The Appropriate Time to Offer Witr Prayer

Author: 
Adil Salahi, Arab News
Publication Date: 
Fri, 2008-03-14 03:00

Q.1. If a person offers night worship very often but misses out on some nights due to oversleeping, when should he pray witr?

Q.2. If one is reading the Qur’an sitting on the floor, and someone close to him is sitting on a sofa, should the one reading the Qur’an move over to sit at a higher position?

Q.3. Should Zakah Al-Fitr be paid on behalf of a dead person in the first month of Ramadan after his death?

Q.4. What is the distance of travel that enables a Muslim to use the concession to shorten his prayers. Can one continue to do so if he is staying in a town for 10 days? Should he better pray the normal length.

N.R. Elkazi

A.1. The Prophet (peace be upon him) asked Abu Bakr and Umar when they prayed witr. Abu Bakr told him that he prayed early in the night while Umar said he prayed late at night. The Prophet said that Abu Bakr resorted to the more cautious practice, while Umar’s way required firm resolve. There is no doubt that to be cautious is to ensure that the witr is prayed on time and not missed.

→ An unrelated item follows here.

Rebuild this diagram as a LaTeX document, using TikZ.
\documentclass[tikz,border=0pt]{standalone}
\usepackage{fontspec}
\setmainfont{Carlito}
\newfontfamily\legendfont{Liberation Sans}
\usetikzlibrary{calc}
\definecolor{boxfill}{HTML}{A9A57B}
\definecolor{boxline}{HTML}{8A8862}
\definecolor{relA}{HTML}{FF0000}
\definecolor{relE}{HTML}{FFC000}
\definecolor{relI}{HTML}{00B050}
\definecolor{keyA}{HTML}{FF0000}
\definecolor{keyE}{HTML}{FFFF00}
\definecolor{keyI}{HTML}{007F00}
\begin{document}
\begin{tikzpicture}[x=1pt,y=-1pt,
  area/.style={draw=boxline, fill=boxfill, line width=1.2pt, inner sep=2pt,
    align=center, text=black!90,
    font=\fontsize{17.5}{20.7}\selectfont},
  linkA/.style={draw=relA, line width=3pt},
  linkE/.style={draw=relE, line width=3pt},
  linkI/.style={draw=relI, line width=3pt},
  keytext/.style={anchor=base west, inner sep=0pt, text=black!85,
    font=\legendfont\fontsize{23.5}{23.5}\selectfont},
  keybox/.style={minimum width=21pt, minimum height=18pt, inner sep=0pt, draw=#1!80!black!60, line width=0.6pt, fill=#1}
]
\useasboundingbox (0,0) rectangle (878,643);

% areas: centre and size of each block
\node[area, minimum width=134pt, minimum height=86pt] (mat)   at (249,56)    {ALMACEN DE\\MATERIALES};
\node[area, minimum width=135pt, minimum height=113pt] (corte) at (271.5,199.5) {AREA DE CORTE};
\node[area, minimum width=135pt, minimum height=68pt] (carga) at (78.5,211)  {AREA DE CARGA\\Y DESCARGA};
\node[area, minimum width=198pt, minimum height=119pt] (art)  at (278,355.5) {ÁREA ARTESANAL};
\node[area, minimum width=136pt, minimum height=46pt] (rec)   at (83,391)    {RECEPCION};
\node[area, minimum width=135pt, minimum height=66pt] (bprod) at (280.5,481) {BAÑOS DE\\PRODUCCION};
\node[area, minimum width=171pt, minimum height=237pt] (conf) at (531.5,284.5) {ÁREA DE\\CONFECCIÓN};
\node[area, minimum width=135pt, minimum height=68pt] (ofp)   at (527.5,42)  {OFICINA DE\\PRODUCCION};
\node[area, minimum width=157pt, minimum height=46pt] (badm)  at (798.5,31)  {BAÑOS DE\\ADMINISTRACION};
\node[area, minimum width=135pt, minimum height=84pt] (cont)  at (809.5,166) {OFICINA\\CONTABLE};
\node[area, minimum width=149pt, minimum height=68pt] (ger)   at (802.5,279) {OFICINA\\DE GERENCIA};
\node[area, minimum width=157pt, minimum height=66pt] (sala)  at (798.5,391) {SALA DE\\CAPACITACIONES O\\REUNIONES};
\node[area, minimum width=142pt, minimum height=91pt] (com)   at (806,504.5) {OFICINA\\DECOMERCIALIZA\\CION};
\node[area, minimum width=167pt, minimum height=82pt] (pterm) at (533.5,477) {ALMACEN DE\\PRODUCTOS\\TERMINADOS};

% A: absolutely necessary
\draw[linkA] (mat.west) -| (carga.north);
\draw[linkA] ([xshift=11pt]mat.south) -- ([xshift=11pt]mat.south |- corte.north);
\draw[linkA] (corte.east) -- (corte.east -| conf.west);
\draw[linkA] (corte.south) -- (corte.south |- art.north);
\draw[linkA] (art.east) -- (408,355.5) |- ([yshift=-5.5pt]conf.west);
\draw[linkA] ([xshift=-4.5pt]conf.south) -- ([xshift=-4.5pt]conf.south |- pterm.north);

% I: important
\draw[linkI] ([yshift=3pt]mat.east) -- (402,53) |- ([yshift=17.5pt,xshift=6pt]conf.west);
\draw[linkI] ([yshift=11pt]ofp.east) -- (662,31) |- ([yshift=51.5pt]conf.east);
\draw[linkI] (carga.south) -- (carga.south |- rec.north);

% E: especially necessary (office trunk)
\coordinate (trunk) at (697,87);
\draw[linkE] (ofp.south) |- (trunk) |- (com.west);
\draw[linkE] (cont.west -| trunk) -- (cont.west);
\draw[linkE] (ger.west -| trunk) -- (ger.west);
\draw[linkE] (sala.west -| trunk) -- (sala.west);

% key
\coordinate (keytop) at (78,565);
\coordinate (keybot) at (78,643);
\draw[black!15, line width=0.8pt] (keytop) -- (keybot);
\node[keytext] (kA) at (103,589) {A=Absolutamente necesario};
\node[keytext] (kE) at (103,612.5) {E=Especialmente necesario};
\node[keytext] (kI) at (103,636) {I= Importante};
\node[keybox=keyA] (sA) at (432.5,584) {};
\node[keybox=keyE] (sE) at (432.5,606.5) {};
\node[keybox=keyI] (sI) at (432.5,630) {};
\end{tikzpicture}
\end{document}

The other method required firmer resolve and a more determined approach. He did not say to either that the other method was better. This means that you can choose either method. If you regularly wake up for night worship, it is better to pray the witr after you have finished such voluntary night worship. When you feel extra tired at the time you go to bed and fear that you may not wake up for your night worship, then pray witr before you go to sleep. If you do not wake up on the odd night and you have not prayed witr, you can pray it when you offer your dawn or morning prayer, or you may leave it. If you pray witr before you go to bed, and then wake up before dawn for your night worship, there is nothing to stop you praying. You do not need to pray witr again at the end.

A.2. When you read the Qur’an, your position in relation to others does not matter, as long as there is no disrespect, apparent or implied. It happens in every home that someone sits on a sofa while another is sitting on the floor. No one feels that he is in a better position for being on the sofa. Why should such thoughts occur to you? Moreover, it is not where you are seated that matters; it is how you respect the Qur’an and think of its meanings and message.

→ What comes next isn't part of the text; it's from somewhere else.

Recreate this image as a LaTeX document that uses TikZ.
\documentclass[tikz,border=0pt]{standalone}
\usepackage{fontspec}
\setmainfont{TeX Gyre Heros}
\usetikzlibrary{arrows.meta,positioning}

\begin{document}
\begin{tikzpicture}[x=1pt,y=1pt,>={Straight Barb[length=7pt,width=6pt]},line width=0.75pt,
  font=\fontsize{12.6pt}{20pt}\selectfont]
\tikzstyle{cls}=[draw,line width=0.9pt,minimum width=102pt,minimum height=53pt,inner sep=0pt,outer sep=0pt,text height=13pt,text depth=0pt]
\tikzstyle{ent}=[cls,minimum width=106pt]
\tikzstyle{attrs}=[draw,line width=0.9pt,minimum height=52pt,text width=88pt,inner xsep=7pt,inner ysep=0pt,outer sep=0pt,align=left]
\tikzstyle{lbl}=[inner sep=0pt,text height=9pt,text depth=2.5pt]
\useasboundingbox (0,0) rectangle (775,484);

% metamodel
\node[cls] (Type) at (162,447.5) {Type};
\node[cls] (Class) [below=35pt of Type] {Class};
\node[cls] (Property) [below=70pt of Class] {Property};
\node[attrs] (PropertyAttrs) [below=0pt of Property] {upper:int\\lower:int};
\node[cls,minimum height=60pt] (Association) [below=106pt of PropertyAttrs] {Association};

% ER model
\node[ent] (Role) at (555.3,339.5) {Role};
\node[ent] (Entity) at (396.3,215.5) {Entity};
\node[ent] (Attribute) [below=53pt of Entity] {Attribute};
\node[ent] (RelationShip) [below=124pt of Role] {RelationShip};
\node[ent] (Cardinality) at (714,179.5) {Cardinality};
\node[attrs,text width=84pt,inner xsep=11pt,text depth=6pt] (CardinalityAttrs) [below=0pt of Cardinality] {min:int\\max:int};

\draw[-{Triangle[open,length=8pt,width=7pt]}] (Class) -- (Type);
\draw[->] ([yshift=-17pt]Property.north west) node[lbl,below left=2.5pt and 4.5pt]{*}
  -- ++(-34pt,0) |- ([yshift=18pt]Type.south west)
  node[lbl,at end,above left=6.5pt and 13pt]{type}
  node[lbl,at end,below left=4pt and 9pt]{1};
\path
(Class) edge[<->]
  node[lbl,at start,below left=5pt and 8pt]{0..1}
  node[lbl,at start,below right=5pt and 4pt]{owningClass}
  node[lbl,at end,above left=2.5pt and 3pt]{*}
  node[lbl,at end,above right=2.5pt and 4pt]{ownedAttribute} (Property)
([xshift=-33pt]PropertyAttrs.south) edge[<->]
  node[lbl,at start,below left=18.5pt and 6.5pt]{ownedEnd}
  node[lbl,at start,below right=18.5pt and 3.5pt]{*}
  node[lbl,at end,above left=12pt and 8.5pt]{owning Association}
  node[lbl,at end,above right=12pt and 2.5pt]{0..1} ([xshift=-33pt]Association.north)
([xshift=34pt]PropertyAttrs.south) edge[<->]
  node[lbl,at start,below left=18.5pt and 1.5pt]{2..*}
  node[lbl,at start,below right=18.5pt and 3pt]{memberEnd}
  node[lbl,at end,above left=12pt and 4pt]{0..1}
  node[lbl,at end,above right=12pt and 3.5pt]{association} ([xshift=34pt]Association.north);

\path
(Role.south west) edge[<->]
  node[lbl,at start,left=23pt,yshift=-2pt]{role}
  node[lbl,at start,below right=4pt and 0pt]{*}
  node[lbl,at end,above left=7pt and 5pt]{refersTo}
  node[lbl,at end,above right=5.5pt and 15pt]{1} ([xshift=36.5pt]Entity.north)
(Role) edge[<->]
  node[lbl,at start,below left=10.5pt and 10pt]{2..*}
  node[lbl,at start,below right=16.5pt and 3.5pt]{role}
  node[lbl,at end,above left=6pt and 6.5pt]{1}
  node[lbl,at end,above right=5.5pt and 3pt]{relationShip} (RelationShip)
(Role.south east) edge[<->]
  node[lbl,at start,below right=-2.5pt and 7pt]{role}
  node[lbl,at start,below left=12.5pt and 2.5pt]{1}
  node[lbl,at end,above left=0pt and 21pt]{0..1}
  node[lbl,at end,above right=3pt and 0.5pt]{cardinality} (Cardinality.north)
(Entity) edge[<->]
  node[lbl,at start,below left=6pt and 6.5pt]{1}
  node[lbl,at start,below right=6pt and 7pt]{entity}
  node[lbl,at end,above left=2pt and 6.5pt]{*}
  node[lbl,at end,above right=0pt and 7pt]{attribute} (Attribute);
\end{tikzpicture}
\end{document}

A.3. No. When a person dies, he no longer has any worship duty to be performed. Zakah Al-Fitr is due on everyone who is alive during Ramadan. Zakah is not due on a person who dies before Ramadan. It should not be paid either from his estate or on his behalf by anyone of his relatives.

A.4. Some schools of thought speak of a distance like 85 kilometers as the shortest travel justifying the use of the concession to shorten 4-rak’ah prayers to make them 2-rak’ah only. However, a more valid point of view is that whatever commonly considered as travel makes this concession usable. Thus, if the common notion among people that when people go from Makkah to Jeddah, they are on travel, then going from one of these cities to the other justifies using the concession. It is the traditional, common view that counts, not distance in miles and kilometers.

Prophets Muhammad and Jesus

Q. Will not the second coming of Jesus affect our belief that Muhammad is the last of God’s prophets and messengers? The Qur’an says that Jesus gave his followers the news that a messenger would be following him at a later time, naming Prophet Muhammad. How come that the Prophet tells us that Jesus will come after him? What sort of physical and mental condition is Jesus in, now that he is more than 2000 years of age?

M. Aly

A. When Prophet Jesus gave the news that Prophet Muhammad would be sent with his message after him, he was speaking in terms of human life on earth. Thus, Prophet Muhammad was sent with God’s final message to mankind early in the seventh century, i.e. 610 years after Jesus. Jesus, however, was raised to heaven as God tells us in the Qur’an. His life there is unlike life on earth. When Prophet Muhammad told us that Jesus would be coming back, this speaks of a second coming to establish God’s message. Now all prophets and messengers taught the same message, based on God’s oneness.

This message was given its final and complete form with the advent of Muhammad (peace be upon him). When Jesus comes back, this is the message that he will advocate, i.e. the complete form of Islam. There is no contradiction here. As to how life in heaven affects Prophet Jesus, physically and mentally, we certainly do not know. What we know is that it is a different life from ours and that aging does not apply to it as it applies to life on earth.